(WHAT THE TASK REQUIRES): Omit pictures and quote the listing below line by line, from its start through the line that holds "import pandas as pd".

---------------

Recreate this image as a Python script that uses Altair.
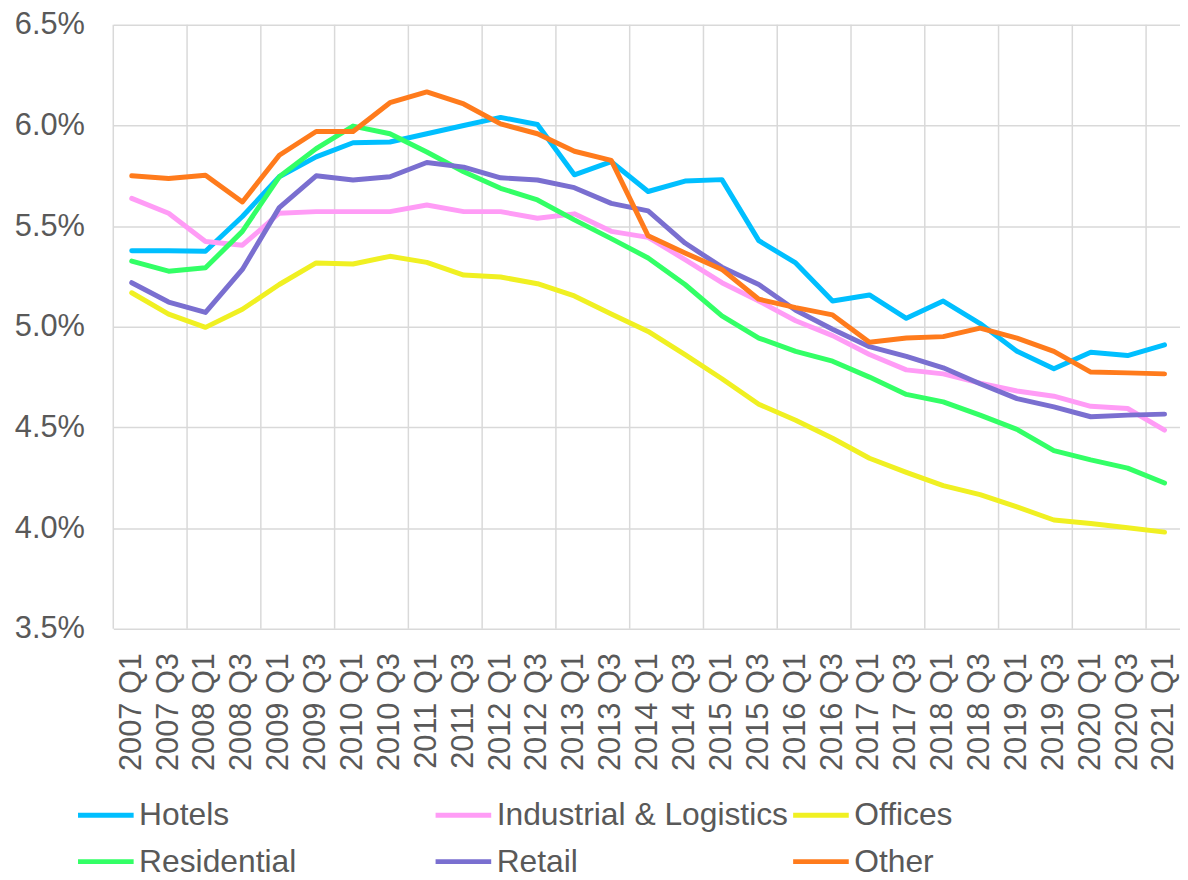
import altair as alt
import pandas as pd

periods = [
    "2007 Q1", "2007 Q3", "2008 Q1", "2008 Q3", "2009 Q1", "2009 Q3",
    "2010 Q1", "2010 Q3", "2011 Q1", "2011 Q3", "2012 Q1", "2012 Q3",
    "2013 Q1", "2013 Q3", "2014 Q1", "2014 Q3", "2015 Q1", "2015 Q3",
    "2016 Q1", "2016 Q3", "2017 Q1", "2017 Q3", "2018 Q1", "2018 Q3",
    "2019 Q1", "2019 Q3", "2020 Q1", "2020 Q3", "2021 Q1",
]
year_starts = [p for p in periods if p.endswith("Q1")]

sectors = ["Hotels", "Industrial & Logistics", "Offices", "Residential", "Retail", "Other"]
colors = ["#00BFFF", "#FF9CF6", "#F0F022", "#33FF66", "#7A6FD0", "#FF7B1C"]

hotels = [5.378, 5.378, 5.375, 5.548, 5.745, 5.844, 5.914, 5.918, 5.959, 6.000,
          6.040, 6.005, 5.755, 5.820, 5.672, 5.724, 5.731, 5.428, 5.317, 5.128,
          5.158, 5.042, 5.128, 5.016, 4.878, 4.791, 4.873, 4.857, 4.910]
industrial = [5.638, 5.564, 5.424, 5.405, 5.564, 5.572, 5.572, 5.572, 5.605, 5.572,
              5.572, 5.539, 5.561, 5.474, 5.444, 5.334, 5.219, 5.128, 5.030, 4.956,
              4.862, 4.786, 4.766, 4.720, 4.681, 4.655, 4.605, 4.594, 4.487]
offices = [5.169, 5.063, 4.997, 5.087, 5.210, 5.317, 5.312, 5.350, 5.320, 5.257,
           5.247, 5.214, 5.153, 5.063, 4.977, 4.862, 4.742, 4.615, 4.536, 4.446,
           4.347, 4.277, 4.211, 4.166, 4.105, 4.040, 4.023, 4.002, 3.980]
residential = [5.326, 5.276, 5.293, 5.474, 5.745, 5.885, 5.997, 5.959, 5.868, 5.770,
               5.688, 5.630, 5.531, 5.438, 5.342, 5.210, 5.054, 4.944, 4.878, 4.829,
               4.750, 4.664, 4.627, 4.561, 4.490, 4.385, 4.339, 4.298, 4.224]
retail = [5.219, 5.123, 5.071, 5.285, 5.592, 5.750, 5.729, 5.745, 5.816, 5.793,
          5.740, 5.729, 5.691, 5.613, 5.576, 5.416, 5.296, 5.210, 5.082, 4.988,
          4.901, 4.853, 4.796, 4.717, 4.643, 4.602, 4.553, 4.561, 4.566]
other = [5.750, 5.737, 5.753, 5.620, 5.852, 5.970, 5.970, 6.113, 6.167, 6.107,
         6.008, 5.959, 5.872, 5.827, 5.452, 5.367, 5.285, 5.137, 5.095, 5.059,
         4.923, 4.944, 4.951, 4.993, 4.944, 4.878, 4.775, 4.771, 4.766]

y_ticks = [3.5, 4.0, 4.5, 5.0, 5.5, 6.0, 6.5]

series = [hotels, industrial, offices, residential, retail, other]
rows = []
for name, vals in zip(sectors, series):
    for p, v in zip(periods, vals):
        rows.append({"period": p, "sector": name, "value": v})
df = pd.DataFrame(rows)
grid_df = pd.DataFrame({"period": year_starts})

FONT = "Liberation Sans"
TXT = "#595959"
GRID = "#D9D9D9"

x_scale = alt.Scale(type="band", domain=periods, range=[0, 1077], paddingInner=0, paddingOuter=0)
x_axis = alt.Axis(title=None, labelAngle=270, labelAlign="right", labelBaseline="middle",
                  labelPadding=24, ticks=False, domain=False, grid=False,
                  labelFontSize=31, labelColor=TXT, labelFont=FONT, labelOverlap=False)

rules = alt.Chart(grid_df).mark_rule(color=GRID, strokeWidth=1.5).encode(
    x=alt.X("period:O", scale=x_scale, bandPosition=0, axis=x_axis)
)

lines = alt.Chart(df).mark_line(strokeWidth=5, strokeCap="round", strokeJoin="round").encode(
    x=alt.X("period:O", scale=x_scale, bandPosition=0.5, axis=x_axis),
    y=alt.Y("value:Q", scale=alt.Scale(domain=[3.5, 6.5], nice=False, zero=False),
            axis=alt.Axis(title=None, values=y_ticks,
                          labelExpr="format(datum.value, '.1f') + '%'",
                          grid=True, gridColor=GRID, gridWidth=1.5, ticks=False, domain=False,
                          labelPadding=29, labelFontSize=31, labelColor=TXT, labelFont=FONT)),
    color=alt.Color("sector:N", sort=sectors,
                    scale=alt.Scale(domain=sectors, range=colors),
                    legend=alt.Legend(title=None, orient="none", legendX=-38, legendY=765,
                                      direction="horizontal", columns=3, gridAlign="all",
                                      columnPadding=-6, rowPadding=-7, symbolType="stroke",
                                      symbolSize=3136, symbolStrokeWidth=5,
                                      labelFontSize=32, labelColor=TXT, labelFont=FONT,
                                      labelOffset=3, labelLimit=500)),
)

chart = alt.layer(rules, lines).properties(
    width=1074, height=608,
    autosize=alt.AutoSizeParams(type="none"),
    padding={"left": 106, "top": 14, "right": 0, "bottom": 242},
).configure_view(stroke=None)

chart.save("out.html", embed_options={"renderer": "svg", "actions": False})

---------------

(TASK RESPONSE):
Recreate this image as a Python script that uses Altair.
import altair as alt
import pandas as pd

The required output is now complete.